Digital transformation should be a strategic imperative, and not a subset of another strategy. Start building your own digital transformation group and develop the in-house competency. Take stock of who you have amongst your existing employees and their interest. It is important to pull together a cross departmental team. Going much broader than IT and Operations. It is all about the customer experience, not the technology. You will find that often, you already have most of the people and talent, with minimal additional recruiting required. It is just a matter of creating focus, group spirit and the right executive support.
When hiring a consultant, insist on a plan for future self-sufficiency. A consultant can add value during the assessment and planning process, to educate the board and during the early days of the project to help organize and accelerate. To bring experience and help you avoid mistakes other organizations made. However, there must be rapid knowledge transfer through real time training and guidance. Teaching your team “to fish”.

It is not about how good your technology is, but rather about how well you use it. No need to have “bleeding edge” technology. Where possible, leverage off existing resources from your core provider or the many independent digital banking providers out there.

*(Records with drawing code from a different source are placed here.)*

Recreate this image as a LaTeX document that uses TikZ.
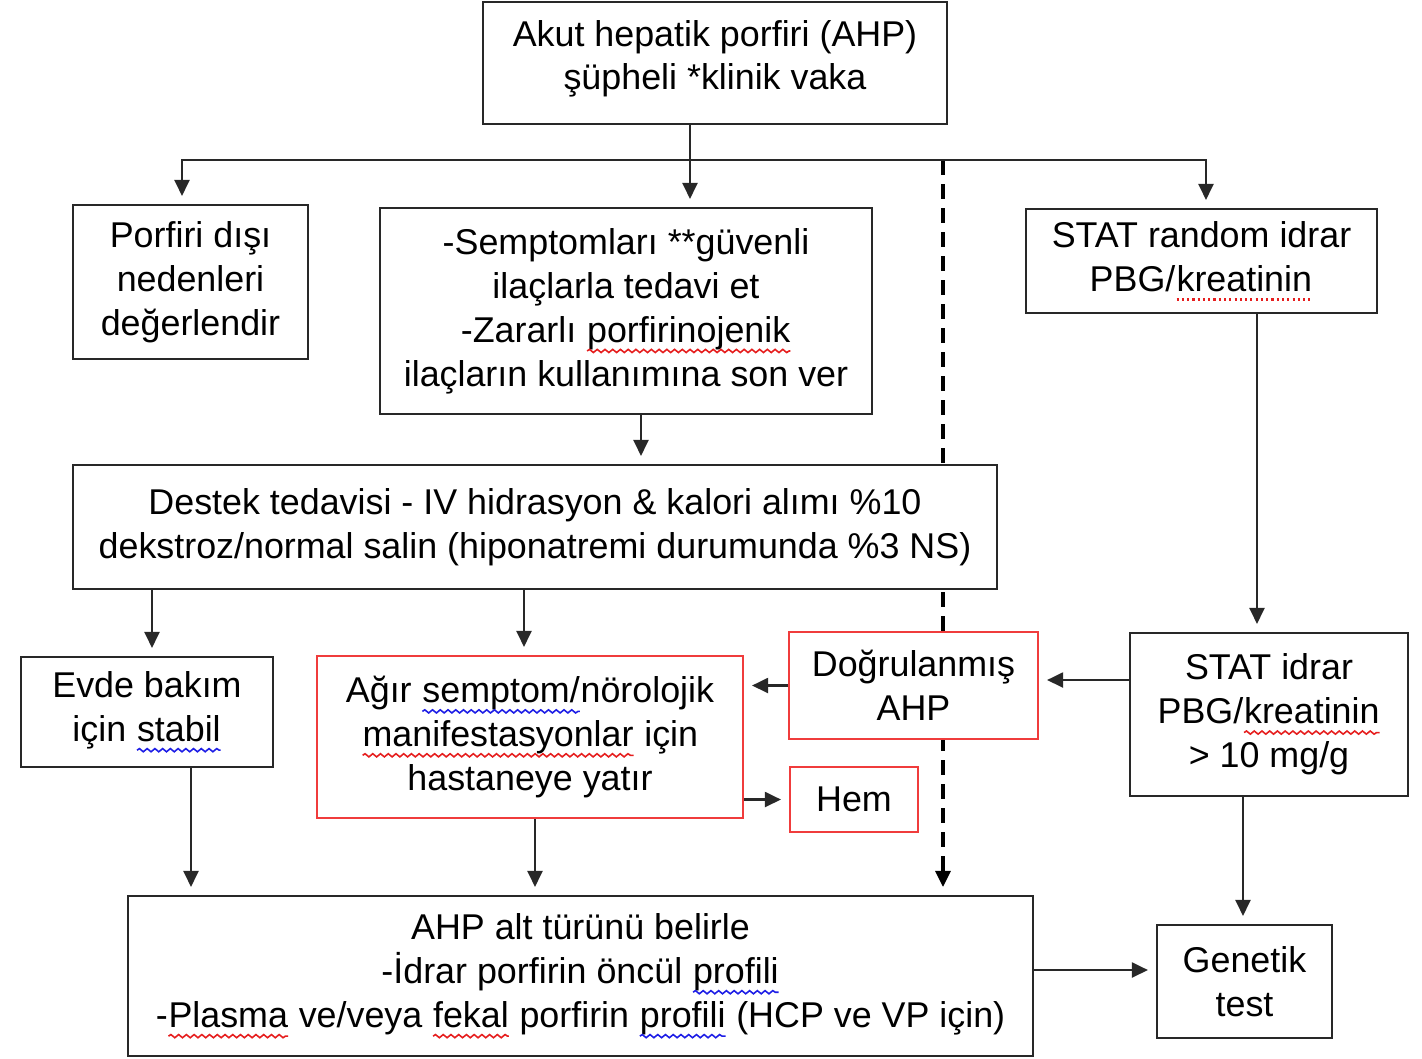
\documentclass[tikz,border=0pt]{standalone}
\usepackage{fontspec}
\setmainfont{Liberation Sans}
\usepackage{xcolor}
\usepackage{tikz}
\usetikzlibrary{positioning,arrows.meta,backgrounds,decorations.pathmorphing}
\definecolor{boxline}{RGB}{40,40,40}
\definecolor{boxred}{RGB}{240,60,60}
\definecolor{spellred}{RGB}{230,30,30}
\definecolor{spellblue}{RGB}{30,30,230}
\tikzset{
    spellword/.style={draw=none, fill=none, inner sep=0pt, outer sep=0pt, minimum width=0pt, minimum height=0pt},
    wavy/.style={draw=#1, line width=0.45pt, decorate, decoration={snake, amplitude=0.45pt, segment length=2.2pt}}
}
\newcommand\redwave[1]{\tikz[baseline=(w.base)]{\node[spellword] (w) {#1}; \draw[wavy=spellred] ([yshift=-2.5pt]w.base west) -- ([yshift=-2.5pt]w.base east);}}
\newcommand\bluewave[1]{\tikz[baseline=(w.base)]{\node[spellword] (w) {#1}; \draw[wavy=spellblue] ([yshift=-2.5pt]w.base west) -- ([yshift=-2.5pt]w.base east);}}
\newcommand\reddots[1]{\tikz[baseline=(w.base)]{\node[spellword] (w) {#1}; \draw[draw=spellred, line width=0.7pt, dash pattern=on 0.6pt off 0.9pt] ([yshift=-2.3pt]w.base west) -- ([yshift=-2.3pt]w.base east);}}

\begin{document}
\begin{tikzpicture}[x=1cm, y=1cm]
    % Define styles
    \tikzstyle{box} = [rectangle, draw=boxline, line width=0.6pt, fill=white, align=center, inner sep=0pt, font=\fontsize{10.2}{12.5}\selectfont]
    \tikzstyle{redbox} = [box, draw=boxred]
    \tikzstyle{arr} = [-{Triangle[length=1.6mm, width=1.5mm]}, draw=boxline, line width=0.6pt, shorten >=0.8mm]
    \tikzstyle{dashline} = [arr, dash pattern=on 1.5mm off 0.9mm, line width=0.9pt, draw=black]

    \useasboundingbox (0,0) rectangle (14.22,-10.58);

    % Boxes
    \node [box, minimum width=4.64cm, minimum height=1.22cm, text depth=0.16cm] (suspect) at (7.15,-0.63) {Akut hepatik porfiri (AHP)\\ şüpheli *klinik vaka};
    \node [box, minimum width=2.35cm, minimum height=1.54cm] (other) at (1.905,-2.82) {Porfiri dışı\\ nedenleri\\ değerlendir};
    \node [box, minimum width=4.92cm, minimum height=2.06cm] (treat) at (6.26,-3.11) {-Semptomları **güvenli\\ ilaçlarla tedavi et\\ -Zararlı \redwave{porfirinojenik}\\ ilaçların kullanımına son ver};
    \node [box, minimum width=3.51cm, minimum height=1.04cm] (random) at (12.015,-2.61) {STAT random idrar\\ PBG/\reddots{kreatinin}};
    \node [box, minimum width=9.24cm, minimum height=1.24cm] (support) at (5.35,-5.27) {Destek tedavisi - IV hidrasyon \& kalori alımı \%10\\ dekstroz/normal salin (hiponatremi durumunda \%3 NS)};
    \node [box, minimum width=2.52cm, minimum height=1.10cm] (home) at (1.47,-7.12) {Evde bakım\\ için \bluewave{stabil}};
    \node [redbox, minimum width=4.26cm, minimum height=1.62cm] (hospital) at (5.30,-7.37) {Ağır \bluewave{semptom/}nörolojik\\ \redwave{manifestasyonlar} için\\ hastaneye yatır};
    \node [redbox, minimum width=2.49cm, minimum height=1.07cm] (confirmed) at (9.135,-6.855) {Doğrulanmış\\ AHP};
    \node [box, minimum width=2.78cm, minimum height=1.63cm] (urine) at (12.69,-7.145) {STAT idrar\\ PBG/\redwave{kreatinin}\\ > 10 mg/g};
    \node [redbox, minimum width=1.28cm, minimum height=0.65cm] (hem) at (8.54,-7.995) {Hem};
    \node [box, minimum width=9.05cm, minimum height=1.60cm] (subtype) at (5.805,-9.76) {AHP alt türünü belirle\\ -İdrar porfirin öncül \bluewave{profili}\\ -\redwave{Plasma} ve/veya \redwave{fekal} porfirin \bluewave{profili} (HCP ve VP için)};
    \node [box, minimum width=1.75cm, minimum height=1.13cm] (genetic) at (12.445,-9.815) {Genetik\\ test};

    \coordinate (split) at (6.90,-1.60);
    \coordinate (dashtop) at (9.43,-1.60);

    % Dashed path behind the boxes
    \begin{scope}[on background layer]
        \draw [dashline] (dashtop) -- (dashtop |- subtype.north);
    \end{scope}

    % Arrows
    \draw [draw=boxline, line width=0.6pt] (suspect.south -| split) -- (split);
    \draw [arr] (split) -| ([xshift=-0.85mm]other.north);
    \draw [arr] (split) -| ([xshift=0.45mm]random.north);
    \draw [arr] (split) -- (treat.north -| split);
    \draw [arr] ([xshift=1.5mm]treat.south) -- ([xshift=1.5mm]treat.south |- support.north);
    \draw [arr] ([xshift=0.5mm]home.north |- support.south) -- ([xshift=0.5mm]home.north);
    \draw [arr] ([xshift=-0.6mm]hospital.north |- support.south) -- ([xshift=-0.6mm]hospital.north);
    \draw [arr] ([xshift=5.55mm]random.south) -- ([xshift=5.55mm]random.south |- urine.north);
    \draw [arr] ([yshift=3.45mm]urine.west) -- ([yshift=3.45mm]urine.west -| confirmed.east);
    \draw [arr] (confirmed.west) -- (confirmed.west -| hospital.east);
    \draw [arr] (hem.west -| hospital.east) -- (hem.west);
    \draw [arr] ([xshift=4.4mm]home.south) -- ([xshift=4.4mm]home.south |- subtype.north);
    \draw [arr] ([xshift=0.5mm]hospital.south) -- ([xshift=0.5mm]hospital.south |- subtype.north);
    \draw [arr] ([xshift=-2.6mm]urine.south) -- ([xshift=-2.6mm]urine.south |- genetic.north);
    \draw [arr] ([yshift=0.6mm]subtype.east) -- ([yshift=0.6mm]subtype.east -| genetic.west);
\end{tikzpicture}
\end{document}
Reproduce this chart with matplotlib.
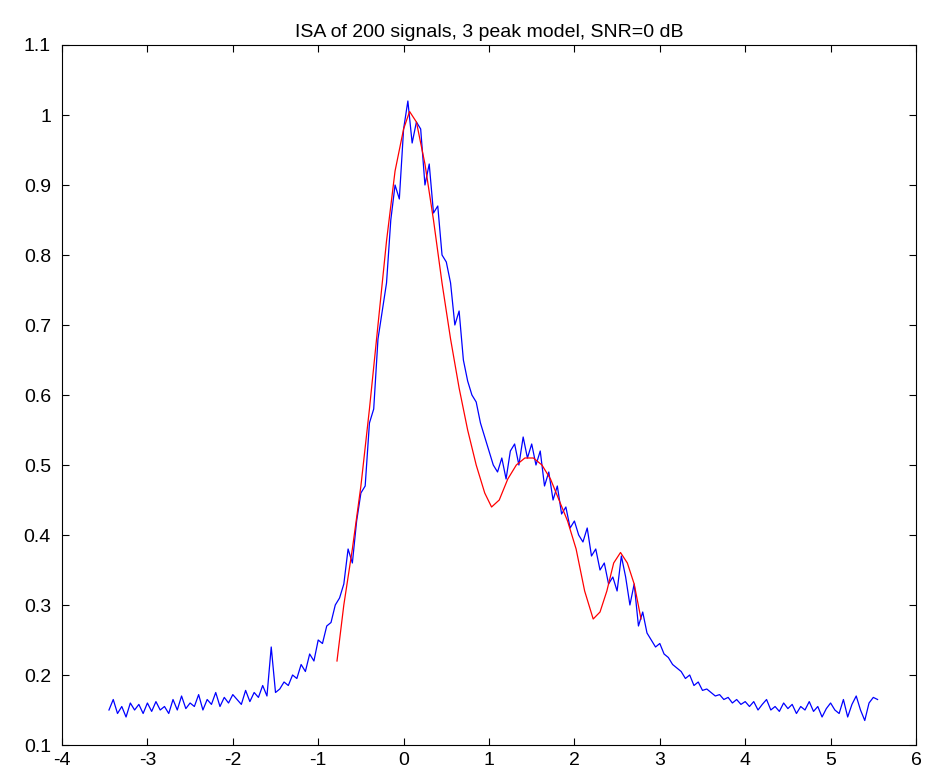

The standard systems can achieve most, if augmented by some relatively inexpensive custom API’s to your productions systems where there are gaps. It is more about coordinating and pulling the many disparate systems and interdepartmental functions into one coordinated direction. Breaking down silos and overcoming the natural resistance to change. I have seen too many instances where the focus is on building custom software. It is much cheaper and more effective to re-engineer and re-evaluate internal processes to adapt to the standard digital technology, than to build digital systems to accommodate the existing process which often “just happened” and got patched over time, and was most likely designed in a different competitive environment.